After upgrade to 2.2.0p12: Parsing of section nvidia_smi failed - please submit a crash report!

I just ran into the same issue recently after having setup a new server with latest nvidia drivers. After some investigation I think the issue seems to stem from changed xml output of the nvidia-smi tool because in our case just the newer server with latest nvidia drivers (535.129.03) are affected by this checkmk parsing/crash issue.

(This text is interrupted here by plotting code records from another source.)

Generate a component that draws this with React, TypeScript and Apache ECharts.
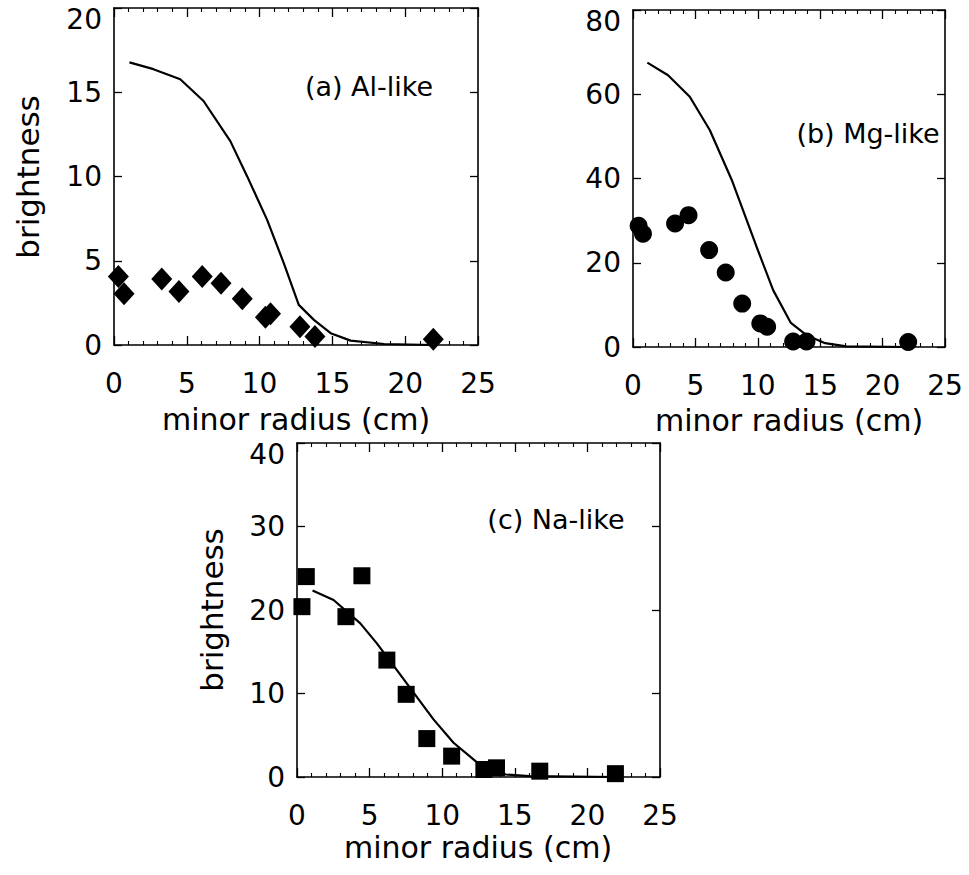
import React, { useEffect, useRef } from "react";
import * as echarts from "echarts";

// ---- data ----
const xTicks = [0, 5, 10, 15, 20, 25];

// (a) Al-like
const alRadius = [0.3, 0.69, 3.28, 4.46, 6.06, 7.35, 8.81, 10.4, 10.75, 12.77, 13.8, 21.93];
const alBright = [4.07, 3.04, 3.91, 3.17, 4.07, 3.67, 2.74, 1.65, 1.85, 1.09, 0.5, 0.34];
const alModelR = [1.06, 2.71, 4.55, 6.15, 7.99, 9.14, 10.51, 11.66, 12.69, 13.73, 14.88, 16.25, 18.55, 22];
const alModelB = [16.77, 16.37, 15.77, 14.48, 12.1, 10.02, 7.44, 4.86, 2.38, 1.49, 0.7, 0.26, 0.06, 0];

// (b) Mg-like
const mgRadius = [0.45, 0.8, 3.37, 4.45, 6.1, 7.43, 8.75, 10.2, 10.75, 12.83, 13.9, 22.05];
const mgBright = [28.8, 26.9, 29.3, 31.3, 23.0, 17.7, 10.3, 5.6, 4.8, 1.3, 1.3, 1.2];
const mgModelR = [1.15, 2.81, 4.55, 6.15, 7.95, 9.9, 11.23, 12.65, 13.9, 15.4, 17.1, 22];
const mgModelB = [67.5, 64.5, 59.4, 51.5, 39.4, 23.8, 13.5, 5.7, 2.8, 0.9, 0.15, 0];

// (c) Na-like
const naRadius = [0.34, 0.64, 3.37, 4.47, 6.19, 7.52, 8.94, 10.65, 12.87, 13.74, 16.72, 21.93];
const naBright = [20.4, 24.0, 19.2, 24.1, 14.0, 9.9, 4.6, 2.5, 0.9, 1.1, 0.7, 0.4];
const naModelR = [1.07, 2.52, 4.36, 5.5, 6.88, 8.03, 9.4, 10.78, 12.15, 13.0, 14.4, 16, 22];
const naModelB = [22.35, 21.2, 18.4, 16.0, 12.8, 10.1, 6.9, 4.1, 2.1, 0.9, 0.3, 0.1, 0];

const panelLabels = ["(a) Al-like", "(b) Mg-like", "(c) Na-like"];
const yMax = [20, 80, 40];
const yInterval = [5, 20, 10];
const xTitle = "minor radius (cm)";
const yTitle = "brightness";

const FONT = "DejaVu Sans";

const zip = (a: number[], b: number[]) => a.map((v, i) => [v, b[i]]);

export default function App() {
  const ref = useRef<HTMLDivElement>(null);
  useEffect(() => {
    if (!ref.current) return;
    const chart = echarts.init(ref.current, null, { renderer: "svg" });

    const grids = [
      { left: 114, top: 8, width: 364, height: 337 },
      { left: 633, top: 10, width: 312, height: 337 },
      { left: 297, top: 443, width: 363, height: 334 },
    ];

    const mkLine = (show = true) => ({ show, onZero: false, lineStyle: { color: "#000", width: 1.6 } });
    const xAxes: any[] = [];
    const yAxes: any[] = [];
    const xIdx: number[] = [];
    const yIdx: number[] = [];
    const xBase = (g: number) => ({
      type: "value",
      gridIndex: g,
      min: xTicks[0],
      max: xTicks[xTicks.length - 1],
      interval: 5,
      splitLine: { show: false },
      minorSplitLine: { show: false },
    });
    const yBase = (g: number) => ({
      type: "value",
      gridIndex: g,
      min: 0,
      max: yMax[g],
      interval: yInterval[g],
      splitLine: { show: false },
    });
    grids.forEach((_, g) => {
      // label-only x axis
      xAxes.push({
        ...xBase(g),
        position: "bottom",
        axisLine: mkLine(false),
        axisTick: { show: false },
        minorTick: { show: false },
        axisLabel: { show: true, fontSize: 28, fontFamily: FONT, color: "#000", margin: 24 },
      });
      // tick-only frame axes
      ["bottom", "top"].forEach((pos) => {
        if (pos === "bottom") xIdx.push(xAxes.length);
        xAxes.push({
          ...xBase(g),
          position: pos,
          axisLine: mkLine(true),
          axisTick: { show: true, inside: true, length: 9, lineStyle: { color: "#000", width: 1.3 } },
          minorTick: { show: true, splitNumber: 5, length: 4, lineStyle: { color: "#000", width: 1.1 } },
          axisLabel: { show: false },
        });
      });
      // label-only y axis
      const topVal = yMax[g];
      yAxes.push({
        ...yBase(g),
        position: "left",
        axisLine: mkLine(false),
        axisTick: { show: false },
        axisLabel: {
          show: true,
          fontSize: 28,
          fontFamily: FONT,
          color: "#000",
          margin: 12,
          formatter: (v: number) => (v === topVal ? `{top|${v}}` : `${v}`),
          rich: {
            top: { fontSize: 28, fontFamily: FONT, color: "#000", padding: [22, 0, 0, 0] },
          },
        },
      });
      ["left", "right"].forEach((pos) => {
        if (pos === "left") yIdx.push(yAxes.length);
        yAxes.push({
          ...yBase(g),
          position: pos,
          axisLine: mkLine(true),
          axisTick: { show: true, inside: true, length: 8, lineStyle: { color: "#000", width: 1.3 } },
          axisLabel: { show: false },
        });
      });
    });

    const scatterData = [zip(alRadius, alBright), zip(mgRadius, mgBright), zip(naRadius, naBright)];
    const modelData = [zip(alModelR, alModelB), zip(mgModelR, mgModelB), zip(naModelR, naModelB)];
    const symbols = ["diamond", "circle", "rect"];
    const sizes: any[] = [[21, 23], 18, 17];

    const series: any[] = [];
    for (let g = 0; g < 3; g++) {
      series.push({
        type: "line",
        xAxisIndex: xIdx[g],
        yAxisIndex: yIdx[g],
        data: modelData[g],
        showSymbol: false,
        symbol: "none",
        lineStyle: { color: "#000", width: 2.2 },
        z: 2,
      });
      series.push({
        type: "scatter",
        xAxisIndex: xIdx[g],
        yAxisIndex: yIdx[g],
        data: scatterData[g],
        symbol: symbols[g],
        symbolSize: sizes[g],
        itemStyle: { color: "#000", opacity: 1 },
        z: 3,
      });
    }

    const txt = (x: number, y: number, text: string, size: number, rot = 0) => ({
      type: "text",
      x,
      y,
      rotation: rot,
      style: {
        text,
        fontSize: size,
        fontFamily: FONT,
        fill: "#000",
        textAlign: "center",
        textVerticalAlign: "middle",
      },
      z: 10,
    });

    chart.setOption({
      animation: false,
      backgroundColor: "#fff",
      grid: grids,
      xAxis: xAxes,
      yAxis: yAxes,
      series,
      graphic: [
        txt(28, 177, yTitle, 31, Math.PI / 2),
        txt(212, 610, yTitle, 31, Math.PI / 2),
        txt(296, 419, xTitle, 30),
        txt(789, 420, xTitle, 30),
        txt(478, 847, xTitle, 30),
        txt(369, 86, panelLabels[0], 27),
        txt(868, 133, panelLabels[1], 27),
        txt(556, 519, panelLabels[2], 27),
      ],
    });
    return () => chart.dispose();
  }, []);
  return (
    <div
      ref={ref}
      style={{ position: "fixed", left: 0, top: 0, width: 969, height: 875, background: "#fff" }}
    />
  );
}
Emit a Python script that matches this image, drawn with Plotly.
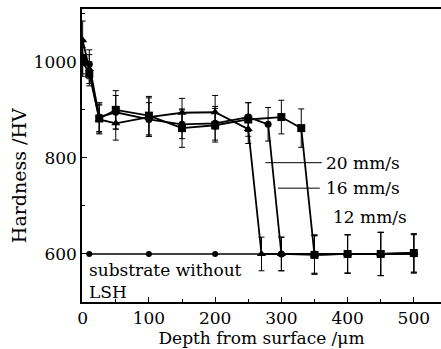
import plotly.graph_objects as go

# ---- data ----
depth_20 = [0, 10, 25, 50, 100, 150, 200, 250, 270, 300, 350, 400, 450, 500]
hv_20 = [1045, 985, 880, 872, 885, 894, 895, 860, 600, 600, 598, 600, 600, 602]
err_20 = [40, 30, 30, 35, 40, 30, 35, 30, 35, 35, 40, 40, 45, 40]

depth_16 = [0, 10, 25, 50, 100, 150, 200, 250, 280, 300, 350, 400, 450, 500]
hv_16 = [1010, 995, 885, 895, 880, 870, 872, 885, 870, 600, 600, 600, 600, 600]
err_16 = [35, 30, 30, 35, 35, 30, 35, 30, 35, 35, 40, 40, 45, 40]

depth_12 = [0, 10, 25, 50, 100, 150, 200, 250, 300, 330, 350, 400, 450, 500]
hv_12 = [1000, 975, 882, 900, 888, 862, 868, 880, 885, 862, 598, 600, 600, 602]
err_12 = [30, 25, 30, 40, 40, 40, 35, 35, 35, 40, 40, 40, 45, 40]

depth_sub = [10, 100, 200, 300, 400, 500]
hv_sub = [600, 600, 600, 600, 600, 600]

x_ticks = [0, 100, 200, 300, 400, 500]
y_ticks = [600, 800, 1000]

FONT = "DejaVu Serif"

fig = go.Figure()

def err(vals):
    return dict(type="data", array=vals, visible=True, color="black",
                thickness=1, width=3)

fig.add_trace(go.Scatter(x=depth_sub, y=hv_sub, mode="lines+markers",
                         line=dict(color="black", width=1.6),
                         marker=dict(symbol="circle", size=6, color="black"),
                         name="substrate", showlegend=False))
fig.add_trace(go.Scatter(x=depth_20, y=hv_20, mode="lines+markers",
                         line=dict(color="black", width=1.8),
                         marker=dict(symbol="triangle-up", size=8, color="black"),
                         error_y=err(err_20), name="20 mm/s", showlegend=False))
fig.add_trace(go.Scatter(x=depth_16, y=hv_16, mode="lines+markers",
                         line=dict(color="black", width=1.8),
                         marker=dict(symbol="circle", size=7, color="black"),
                         error_y=err(err_16), name="16 mm/s", showlegend=False))
fig.add_trace(go.Scatter(x=depth_12, y=hv_12, mode="lines+markers",
                         line=dict(color="black", width=1.8),
                         marker=dict(symbol="square", size=8, color="black"),
                         error_y=err(err_12), name="12 mm/s", showlegend=False))

# leader lines for labels
fig.add_shape(type="line", x0=276, x1=361, y0=790, y1=790,
              line=dict(color="black", width=1))
fig.add_shape(type="line", x0=295, x1=358, y0=737, y1=737,
              line=dict(color="black", width=1))

ann_font = dict(family=FONT, size=17, color="black")
fig.add_annotation(x=364, y=790, text="20 mm/s", showarrow=False,
                   xanchor="left", yanchor="middle", font=ann_font)
fig.add_annotation(x=364, y=737, text="16 mm/s", showarrow=False,
                   xanchor="left", yanchor="middle", font=ann_font)
fig.add_annotation(x=375, y=677, text="12 mm/s", showarrow=False,
                   xanchor="left", yanchor="middle", font=ann_font)
fig.add_annotation(x=6, y=566, text="substrate without", showarrow=False,
                   xanchor="left", yanchor="middle", font=ann_font)
fig.add_annotation(x=6, y=520, text="LSH", showarrow=False,
                   xanchor="left", yanchor="middle", font=ann_font)

# y axis title (placed lower than centre, as in the reference)
fig.add_annotation(xref="paper", yref="paper", x=-0.175, y=0.43,
                   text="Hardness /HV", textangle=-90, showarrow=False,
                   xanchor="center", yanchor="middle",
                   font=dict(family=FONT, size=19, color="black"))

axis_common = dict(showline=True, linecolor="black", linewidth=1.5,
                   ticks="inside", ticklen=5, tickcolor="black", tickwidth=1,
                   showgrid=False, zeroline=False,
                   tickfont=dict(family=FONT, size=17, color="black"))

fig.update_xaxes(range=[-1, 541], tickvals=x_ticks, mirror=True,
                 minor=dict(dtick=50, ticks="inside", ticklen=3, tickcolor="black"),
                 title=dict(text="Depth from surface /μm", standoff=2,
                            font=dict(family=FONT, size=17, color="black")),
                 **axis_common)
fig.update_yaxes(range=[500, 1110], tickvals=y_ticks, mirror=False,
                 minor=dict(dtick=100, ticks="inside", ticklen=3, tickcolor="black"),
                 **axis_common)

fig.update_layout(width=441, height=349,
                  margin=dict(l=82, r=0, t=9, b=47),
                  plot_bgcolor="white", paper_bgcolor="white",
                  font=dict(family=FONT, size=17, color="black"))

fig.write_html("out.html")
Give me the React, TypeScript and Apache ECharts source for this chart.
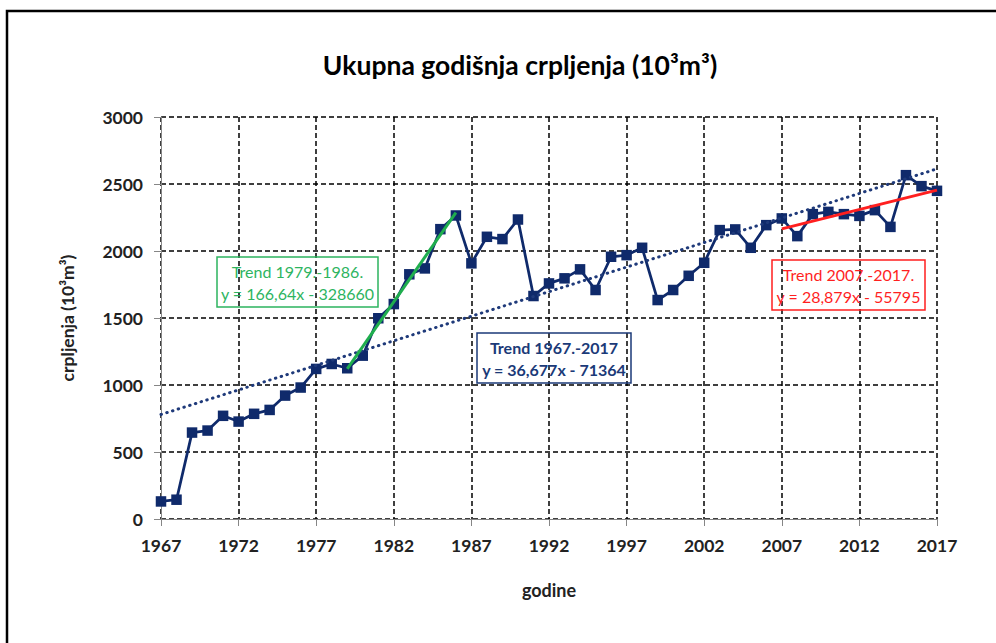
import React, { useEffect, useRef } from "react";
import * as echarts from "echarts";

const years = [
  "1967", "1968", "1969", "1970", "1971", "1972", "1973", "1974", "1975", "1976",
  "1977", "1978", "1979", "1980", "1981", "1982", "1983", "1984", "1985", "1986",
  "1987", "1988", "1989", "1990", "1991", "1992", "1993", "1994", "1995", "1996",
  "1997", "1998", "1999", "2000", "2001", "2002", "2003", "2004", "2005", "2006",
  "2007", "2008", "2009", "2010", "2011", "2012", "2013", "2014", "2015", "2016",
  "2017",
];

const production = [
  131, 144, 645, 660, 770, 727, 785, 814, 921, 981,
  1120, 1157, 1125, 1219, 1498, 1604, 1826, 1870, 2163, 2265,
  1908, 2106, 2089, 2235, 1664, 1758, 1796, 1863, 1709, 1957,
  1969, 2024, 1634, 1709, 1815, 1912, 2156, 2161, 2024, 2193,
  2243, 2111, 2275, 2292, 2275, 2262, 2305, 2180, 2566, 2484,
  2449,
];

const trendAll: [string, number][] = [["1967", 780], ["2017", 2613]];
const trend7986: [string, number][] = [["1979", 1121], ["1986", 2287]];
const trend0717: [string, number][] = [["2007", 2165], ["2017", 2454]];

const yTicks = [0, 500, 1000, 1500, 2000, 2500, 3000];

const titleText = "Ukupna godišnja crpljenja (10³m³)";
const yName = "crpljenja (10³m³)";
const xName = "godine";
const labelAll = ["Trend 1967.-2017", "y = 36,677x - 71364"];
const label7986 = ["Trend 1979.-1986.", "y = 166,64x - 328660"];
const label0717 = ["Trend 2007.-2017.", "y = 28,879x - 55795"];

const FONT = "Lato, 'Open Sans', sans-serif";
const NAVY = "#0f2a6b";
const GREEN = "#1fae4e";
const RED = "#ff1f1f";

function box(x: number, y: number, w: number, h: number, color: string, lines: string[], bold: boolean) {
  return {
    type: "group",
    children: [
      {
        type: "rect",
        shape: { x, y, width: w, height: h },
        style: { fill: "none", stroke: color, lineWidth: 1.5 },
        z: 10,
      },
      {
        type: "text",
        x: x + w / 2,
        y: y + h / 2,
        style: {
          text: lines.join("\n"),
          fill: color,
          font: `${bold ? "bold " : ""}16px ${FONT}`,
          align: "center",
          verticalAlign: "middle",
          lineHeight: 22,
        },
        z: 10,
      },
    ],
  };
}

export default function App() {
  const ref = useRef<HTMLDivElement>(null);
  useEffect(() => {
    if (!ref.current) return;
    const chart = echarts.init(ref.current, undefined, { renderer: "svg" });
    const dashed = { color: "#000", width: 1.5, type: [5, 3] as number[] };
    chart.setOption({
      animation: false,
      backgroundColor: "#fff",
      title: {
        text: titleText,
        left: 515,
        textAlign: "center",
        top: 46,
        textStyle: { fontFamily: FONT, fontWeight: "bold", fontSize: 26.5, color: "#000" },
      },
      grid: { left: 161, right: 59, top: 117, bottom: 124 },
      xAxis: {
        type: "category",
        data: years,
        boundaryGap: false,
        name: xName,
        nameLocation: "middle",
        nameGap: 62,
        nameTextStyle: { fontFamily: FONT, fontWeight: "bold", fontSize: 18, color: "#222" },
        axisLine: { lineStyle: { color: "#868686", width: 1 } },
        axisTick: { show: true, interval: 4, length: 7, lineStyle: { color: "#868686" } },
        axisLabel: {
          interval: 4,
          margin: 17,
          fontFamily: FONT,
          fontWeight: "bold",
          fontSize: 17.5,
          color: "#222",
        },
        splitLine: { show: true, interval: 4, lineStyle: dashed },
      },
      yAxis: {
        type: "value",
        min: yTicks[0],
        max: yTicks[yTicks.length - 1],
        interval: 500,
        name: yName,
        nameLocation: "middle",
        nameGap: 85,
        nameTextStyle: { fontFamily: FONT, fontWeight: "bold", fontSize: 17.5, color: "#222" },
        axisLine: { show: true, lineStyle: { color: "#868686", width: 1 } },
        axisTick: { show: true, length: 7, lineStyle: { color: "#868686" } },
        axisLabel: {
          margin: 18,
          fontFamily: FONT,
          fontWeight: "bold",
          fontSize: 17.5,
          color: "#222",
          formatter: (v: number) => String(v),
        },
        splitLine: { show: true, lineStyle: dashed },
      },
      series: [
        {
          type: "line",
          data: production,
          symbol: "rect",
          symbolSize: 10.5,
          showAllSymbol: true,
          lineStyle: { color: NAVY, width: 2.75 },
          itemStyle: { color: NAVY },
          z: 3,
        },
        {
          type: "line",
          data: trendAll,
          symbol: "none",
          lineStyle: { color: "#1f3a7a", width: 3, type: [0.5, 5.5], cap: "round" },
          z: 4,
        },
        {
          type: "line",
          data: trend7986,
          symbol: "none",
          lineStyle: { color: GREEN, width: 3 },
          z: 5,
        },
        {
          type: "line",
          data: trend0717,
          symbol: "none",
          lineStyle: { color: RED, width: 3 },
          z: 5,
        },
      ],
      graphic: [
        {
          type: "rect",
          shape: { x: 7, y: 11, width: 1100, height: 800 },
          style: { fill: "none", stroke: "#000", lineWidth: 2.5 },
          z: 20,
        },
        box(217, 257, 161, 50, "#2db45f", label7986, false),
        box(477, 333, 154, 50, "#1b3a78", labelAll, true),
        box(772, 260, 153, 50, RED, label0717, false),
      ],
    });
    return () => chart.dispose();
  }, []);
  return (
    <div
      ref={ref}
      style={{ position: "fixed", left: 0, top: 0, width: 996, height: 643 }}
    />
  );
}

In fact, after some deeper investigation I could fix the issue locally here by applying two modifications:

  1. On the CheckMK server: modify /omd/sites/.../lib/python3/cmk/base/plugins/agent_based/nvidia_smi.py:
--- /omd/sites/.../lib/python3/cmk/base/plugins/agent_based/nvidia_smi.py.orig 2023-10-16 00:58:49.000000000 +0200
+++ /omd/sites/.../lib/python3/cmk/base/plugins/agent_based/nvidia_smi.py	2024-01-11 10:21:04.515439934 +0100
@@ -160,7 +160,7 @@
                         get_text_from_element(gpu.find("power_readings/power_state")),
                     ),
                     power_management=PowerManagement(
-                        get_text_from_element(gpu.find("power_readings/power_management"))
+                        get_text_from_element(gpu.find("power_readings/power_management")) if get_text_from_element(gpu.find("power_readings/power_management")) is not None else "Supported"
                     ),
                     power_draw=get_float_from_element(gpu.find("power_readings/power_draw"), "W"),
                     power_limit=get_float_from_element(gpu.find("power_readings/power_limit"), "W"),
  1. On the CheckMK client: modify the /usr/lib/check_mk_agent/plugins/nvidia_smi.sh to look like:
#!/bin/sh
echo "<<<nvidia_smi:sep(9)>>>"
/usr/bin/nvidia-smi -q -x | sed 's/gpu_power_readings/power_readings/'

So the issue seems to be twofold: 1. the nvidia-smi output was changed so that the whole <power_management> tag seems to be missing/not available under the power readings xml branch. and 2. the previously called <power_readings> xml branch is now called <gpu_power_readings>. Therefore, the output of nvidia-smi -q -x does not match the expectations in the nvidia_smi.py plugin in the latest CheckMK versions. However, the above modifications should solve these issues. At least it did here.